# Too much Kmeta?



## JDesCotes (May 2, 2014)

Accidentally put in 1tsp to my Skeeterpee instead of 1/2 tsp. 

Will it be ok?


----------



## cintipam (May 2, 2014)

That's impossible to answer without knowing more. Was this at the beginning preyeast? How much skeeter pee are you making? Different answers for diff situations, but in general stir real good a couple times a day to help the meta work it's way out of the wine.

Pam in cinti


----------



## JDesCotes (May 2, 2014)

6 gallon during stabilization and clearing.


----------



## cintipam (May 2, 2014)

That is the best place it could have happened. As usual, if someone with more experience comes along, listen to them, not me. But if it were mine I would stir a couple times for a couple days then leave it be. It will need to sit a while to drop lees anyway, and it will natually lose meta during that time.
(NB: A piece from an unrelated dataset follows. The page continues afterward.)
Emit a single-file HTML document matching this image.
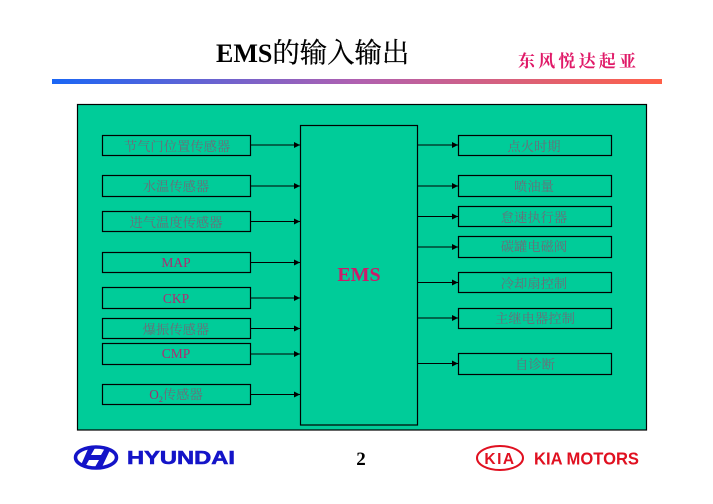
<!DOCTYPE html>
<html><head><meta charset="utf-8">
<style>
html,body{margin:0;padding:0;background:#fff;width:713px;height:504px;overflow:hidden}
svg{display:block}
.cj{font-family:"Liberation Serif","Noto Serif CJK SC",serif;font-size:13.3px;fill:#6f6a78;text-anchor:middle}
.la{font-family:"Liberation Serif",serif;font-size:13.5px;fill:#b02a72;text-anchor:middle}
</style></head><body>
<svg width="713" height="504" viewBox="0 0 713 504" xmlns="http://www.w3.org/2000/svg">
<defs>
<linearGradient id="g" x1="0" x2="1" y1="0" y2="0">
<stop offset="0" stop-color="#1a66f5"/><stop offset=".5" stop-color="#b060b0"/><stop offset="1" stop-color="#ff6048"/>
</linearGradient>
<marker id="a" markerWidth="7" markerHeight="7" refX="6" refY="3" orient="auto" markerUnits="userSpaceOnUse"><path d="M0 0L6 3L0 6z" fill="#000"/></marker>
</defs>
<text x="216" y="62" font-family="'Liberation Serif','Noto Serif CJK SC',serif" font-size="27.4" fill="#000" stroke="#000" stroke-width=".25"><tspan font-size="26" font-weight="700" stroke="none">EMS</tspan>的输入输出</text>
<text x="518" y="67" font-family="'Noto Serif CJK SC',serif" font-size="17" font-weight="700" fill="#e01a68" letter-spacing="3.2">东风悦达起亚</text>
<rect x="52" y="79" width="610" height="5" fill="url(#g)"/>
<rect x="77.5" y="104.5" width="569" height="325.5" fill="#00cc99" stroke="#000" stroke-width="1.2"/>
<rect x="300.5" y="125.5" width="117" height="299.5" fill="#00cc99" stroke="#000" stroke-width="1.2"/>
<text x="359" y="281" font-family="'Liberation Serif',serif" font-size="20" font-weight="700" fill="#cc1a6a" text-anchor="middle">EMS</text>
<g fill="none" stroke="#000" stroke-width="1.2">
<rect x="102.5" y="135.5" width="148" height="20"/>
<rect x="102.5" y="175.5" width="148" height="21"/>
<rect x="102.5" y="211.5" width="148" height="20"/>
<rect x="102.5" y="252.5" width="148" height="20"/>
<rect x="102.5" y="287.5" width="148" height="21"/>
<rect x="102.5" y="318.5" width="148" height="20"/>
<rect x="102.5" y="343.5" width="148" height="21"/>
<rect x="102.5" y="384.5" width="148" height="20"/>
<rect x="458.5" y="135.5" width="153" height="20"/>
<rect x="458.5" y="175.5" width="153" height="21"/>
<rect x="458.5" y="206.5" width="153" height="20"/>
<rect x="458.5" y="236.5" width="153" height="21"/>
<rect x="458.5" y="272.5" width="153" height="20"/>
<rect x="458.5" y="308.5" width="153" height="20"/>
<rect x="458.5" y="353.5" width="153" height="21"/>
</g>
<g stroke="#000" stroke-width="1">
<line x1="250" y1="145" x2="300" y2="145" marker-end="url(#a)"/>
<line x1="250" y1="186" x2="300" y2="186" marker-end="url(#a)"/>
<line x1="250" y1="221.5" x2="300" y2="221.5" marker-end="url(#a)"/>
<line x1="250" y1="262.5" x2="300" y2="262.5" marker-end="url(#a)"/>
<line x1="250" y1="298" x2="300" y2="298" marker-end="url(#a)"/>
<line x1="250" y1="328.5" x2="300" y2="328.5" marker-end="url(#a)"/>
<line x1="250" y1="354" x2="300" y2="354" marker-end="url(#a)"/>
<line x1="250" y1="394.5" x2="300" y2="394.5" marker-end="url(#a)"/>
<line x1="417" y1="145" x2="458" y2="145" marker-end="url(#a)"/>
<line x1="417" y1="186" x2="458" y2="186" marker-end="url(#a)"/>
<line x1="417" y1="216.5" x2="458" y2="216.5" marker-end="url(#a)"/>
<line x1="417" y1="247" x2="458" y2="247" marker-end="url(#a)"/>
<line x1="417" y1="282.5" x2="458" y2="282.5" marker-end="url(#a)"/>
<line x1="417" y1="318" x2="458" y2="318" marker-end="url(#a)"/>
<line x1="417" y1="363.5" x2="458" y2="363.5" marker-end="url(#a)"/>
</g>
<text class="cj" x="177" y="151">节气门位置传感器</text>
<text class="cj" x="176" y="191">水温传感器</text>
<text class="cj" x="176" y="227">进气温度传感器</text>
<text class="la" x="176" y="267">MAP</text>
<text class="la" x="176" y="303">CKP</text>
<text class="cj" x="176" y="334">爆振传感器</text>
<text class="la" x="176" y="358">CMP</text>
<text class="cj" x="176" y="399"><tspan fill="#a03070">O</tspan><tspan fill="#a03070" font-size="8" dy="3">2</tspan><tspan dy="-3">传感器</tspan></text>
<text class="cj" x="534" y="151">点火时期</text>
<text class="cj" x="534" y="191">喷油量</text>
<text class="cj" x="534" y="222">怠速执行器</text>
<text class="cj" x="534" y="251">碳罐电磁阀</text>
<text class="cj" x="534" y="288">冷却扇控制</text>
<text class="cj" x="535" y="323">主继电器控制</text>
<text class="cj" x="535" y="369">自诊断</text>
<text x="361" y="465" font-family="'Liberation Serif',serif" font-size="19" font-weight="700" fill="#000" text-anchor="middle">2</text>
<!-- Hyundai logo -->
<ellipse cx="96" cy="457.5" rx="20.5" ry="10.5" fill="none" stroke="#1414c8" stroke-width="3.5"/>
<path d="M88 449L95 448L91 455L101 455L105 448L110 450L102 467L95 467L99 460L89 460L85 467L81 465z" fill="#1414c8"/>
<text x="127" y="464" font-family="'Liberation Sans',sans-serif" font-size="18.5" font-weight="700" fill="#1414c8" textLength="108" lengthAdjust="spacingAndGlyphs" stroke="#1414c8" stroke-width=".6">HYUNDAI</text>
<!-- Kia logo -->
<ellipse cx="500" cy="458" rx="23" ry="12" fill="none" stroke="#e01020" stroke-width="2"/>
<text x="500" y="464" font-family="'Liberation Sans',sans-serif" font-size="15.5" font-weight="700" fill="#e01020" text-anchor="middle" letter-spacing="1.5">KIA</text>
<text x="534" y="464.5" font-family="'Liberation Sans',sans-serif" font-size="17.5" font-weight="700" fill="#e01020" textLength="105" lengthAdjust="spacingAndGlyphs">KIA MOTORS</text>
</svg>
</body></html>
What I don't understand is why you feel 1/2 tsp for 6 gals is correct. Do the instructions that came with your meta say to use that much? Mine all say 1/4 tsp for 6 gals.
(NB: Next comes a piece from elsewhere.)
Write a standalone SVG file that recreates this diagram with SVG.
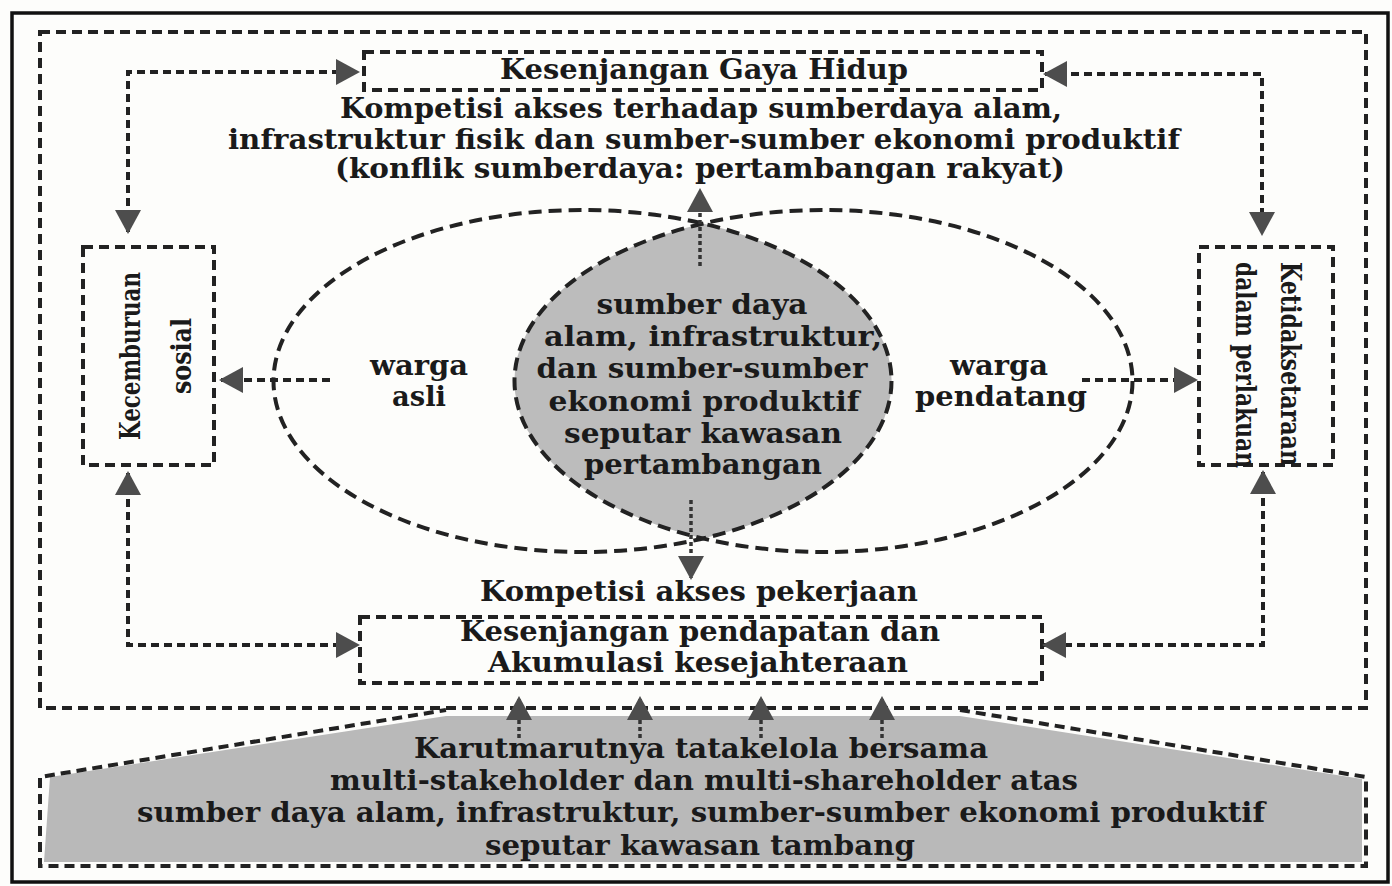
<svg xmlns="http://www.w3.org/2000/svg" width="1392" height="886" viewBox="0 0 1392 886">
<defs>
<marker id="ah" viewBox="0 0 24 26" refX="22" refY="13" markerWidth="24" markerHeight="26" markerUnits="userSpaceOnUse" orient="auto-start-reverse">
<path d="M0,0 L24,13 L0,26 Z" fill="#4d4d4d"/>
</marker>
</defs>
<style>
.t{font-family:"DejaVu Serif","Liberation Serif",serif;font-weight:bold;font-size:27px;fill:#1a1a1a;text-anchor:middle}
.box{fill:none;stroke:#222;stroke-width:4;stroke-dasharray:10 6}
.ell{fill:none;stroke:#222;stroke-width:4;stroke-dasharray:13 7}
.con{fill:none;stroke:#222;stroke-width:4;stroke-dasharray:8 5}
.dot{fill:none;stroke:#333;stroke-width:3.5;stroke-dasharray:4 3}
</style>
<rect x="0" y="0" width="1392" height="886" fill="#fdfdfb"/>
<rect x="12" y="13" width="1376" height="869" fill="none" stroke="#111" stroke-width="3.5"/>

<g id="governance">
<path d="M50,777 L446,716 L960,716 L1362,779 L1362,862 L44,862 Z" fill="#b9b9b9"/>
<path d="M40,868 L40,777 L446,710 M960,710 L1366,777 L1366,866 L40,866" class="box"/>
<text class="t" x="701" y="758" textLength="574" lengthAdjust="spacingAndGlyphs">Karutmarutnya tatakelola bersama</text>
<text class="t" x="704" y="790" textLength="748" lengthAdjust="spacingAndGlyphs">multi-stakeholder dan multi-shareholder atas</text>
<text class="t" x="701" y="822" textLength="1128" lengthAdjust="spacingAndGlyphs">sumber daya alam, infrastruktur, sumber-sumber ekonomi produktif</text>
<text class="t" x="700" y="855" textLength="430" lengthAdjust="spacingAndGlyphs">seputar kawasan tambang</text>
</g>

<g id="frame">
<rect x="40" y="32" width="1326" height="676" class="box"/>
</g>

<g id="venn">
<path d="M703,223.5 A309,171 0 0 1 703,538.5 A309,171 0 0 1 703,223.5 Z" fill="#bcbcbc"/>
<ellipse cx="582.5" cy="381" rx="309" ry="171" class="ell"/>
<ellipse cx="823.5" cy="381" rx="309" ry="171" class="ell"/>
<text class="t" x="702" y="314" textLength="211" lengthAdjust="spacingAndGlyphs">sumber daya</text>
<text class="t" x="713" y="346" textLength="338" lengthAdjust="spacingAndGlyphs">alam, infrastruktur,</text>
<text class="t" x="702" y="378" textLength="331" lengthAdjust="spacingAndGlyphs">dan sumber-sumber</text>
<text class="t" x="704" y="411" textLength="311" lengthAdjust="spacingAndGlyphs">ekonomi produktif</text>
<text class="t" x="703" y="443" textLength="278" lengthAdjust="spacingAndGlyphs">seputar kawasan</text>
<text class="t" x="703" y="474" textLength="238" lengthAdjust="spacingAndGlyphs">pertambangan</text>
</g>

<g id="warga-asli">
<text class="t" x="419" y="375" textLength="98" lengthAdjust="spacingAndGlyphs">warga</text>
<text class="t" x="419" y="406" textLength="54" lengthAdjust="spacingAndGlyphs">asli</text>
</g>
<g id="warga-pendatang">
<text class="t" x="999" y="375" textLength="98" lengthAdjust="spacingAndGlyphs">warga</text>
<text class="t" x="1001" y="406" textLength="172" lengthAdjust="spacingAndGlyphs">pendatang</text>
</g>

<g id="gaya-hidup">
<rect x="364" y="52" width="678" height="38" class="box"/>
<text class="t" x="704" y="79" textLength="408" lengthAdjust="spacingAndGlyphs">Kesenjangan Gaya Hidup</text>
</g>

<g id="kompetisi-sda">
<text class="t" x="701" y="118" textLength="722" lengthAdjust="spacingAndGlyphs">Kompetisi akses terhadap sumberdaya alam,</text>
<text class="t" x="704" y="149" textLength="952" lengthAdjust="spacingAndGlyphs">infrastruktur fisik dan sumber-sumber ekonomi produktif</text>
<text class="t" x="700" y="178" textLength="730" lengthAdjust="spacingAndGlyphs">(konflik sumberdaya: pertambangan rakyat)</text>
</g>

<g id="kecemburuan">
<rect x="83" y="247" width="131" height="218" class="box"/>
<text class="t" transform="translate(140,356) rotate(-90)" x="0" y="0" textLength="168" lengthAdjust="spacingAndGlyphs">Kecemburuan</text>
<text class="t" transform="translate(191,356) rotate(-90)" x="0" y="0" textLength="76" lengthAdjust="spacingAndGlyphs">sosial</text>
</g>

<g id="ketidaksetaraan">
<rect x="1199" y="247" width="134" height="218" class="box"/>
<text class="t" transform="translate(1281,364) rotate(90)" x="0" y="0" textLength="204" lengthAdjust="spacingAndGlyphs">Ketidaksetaraan</text>
<text class="t" transform="translate(1236,365) rotate(90)" x="0" y="0" textLength="206" lengthAdjust="spacingAndGlyphs">dalam perlakuan</text>
</g>

<g id="kompetisi-pekerjaan">
<text class="t" x="699" y="601" textLength="438" lengthAdjust="spacingAndGlyphs">Kompetisi akses pekerjaan</text>
</g>

<g id="pendapatan">
<rect x="360" y="617" width="682" height="66" class="box"/>
<text class="t" x="700" y="641" textLength="480" lengthAdjust="spacingAndGlyphs">Kesenjangan pendapatan dan</text>
<text class="t" x="698" y="672" textLength="420" lengthAdjust="spacingAndGlyphs">Akumulasi kesejahteraan</text>
</g>

<g id="connectors">
<path d="M700,266 L700,190" class="dot" marker-end="url(#ah)"/>
<path d="M691,500 L691,578" class="dot" marker-end="url(#ah)"/>
<path d="M330,380 L221,380" class="con" marker-end="url(#ah)"/>
<path d="M1082,380 L1196,380" class="con" marker-end="url(#ah)"/>
<path d="M128,232 L128,72 L358,72" class="con" marker-start="url(#ah)" marker-end="url(#ah)"/>
<path d="M1045,74 L1262,74 L1262,234" class="con" marker-start="url(#ah)" marker-end="url(#ah)"/>
<path d="M128,473 L128,645 L358,645" class="con" marker-start="url(#ah)" marker-end="url(#ah)"/>
<path d="M1263,472 L1263,645 L1044,645" class="con" marker-start="url(#ah)" marker-end="url(#ah)"/>
<path d="M519,738 L519,698" class="dot" marker-end="url(#ah)"/>
<path d="M640,738 L640,698" class="dot" marker-end="url(#ah)"/>
<path d="M761,738 L761,698" class="dot" marker-end="url(#ah)"/>
<path d="M882,738 L882,698" class="dot" marker-end="url(#ah)"/>
</g>
</svg>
I guess you can tell I haven't made skeeter pee by my questions. Hoping someone experienced with pee comes along soon tho.

Pam in cinti


----------



## JDesCotes (May 2, 2014)

Instructions on Skeeterpee.com said to add 1/2 tsp at this time. 

Thanks for the advice!


----------



## Julie (May 2, 2014)

1 tsp won't hurt your wine. You will be fine.


----------



## cintipam (May 2, 2014)

Thank you for posting that link! I had fun reading the projects, and will prob give it a try sometime soon.

Pam in cinti


----------



## Julie (May 2, 2014)

Pam, we have the link posted under Special Interest Wines plus some comments from members who have made it.


----------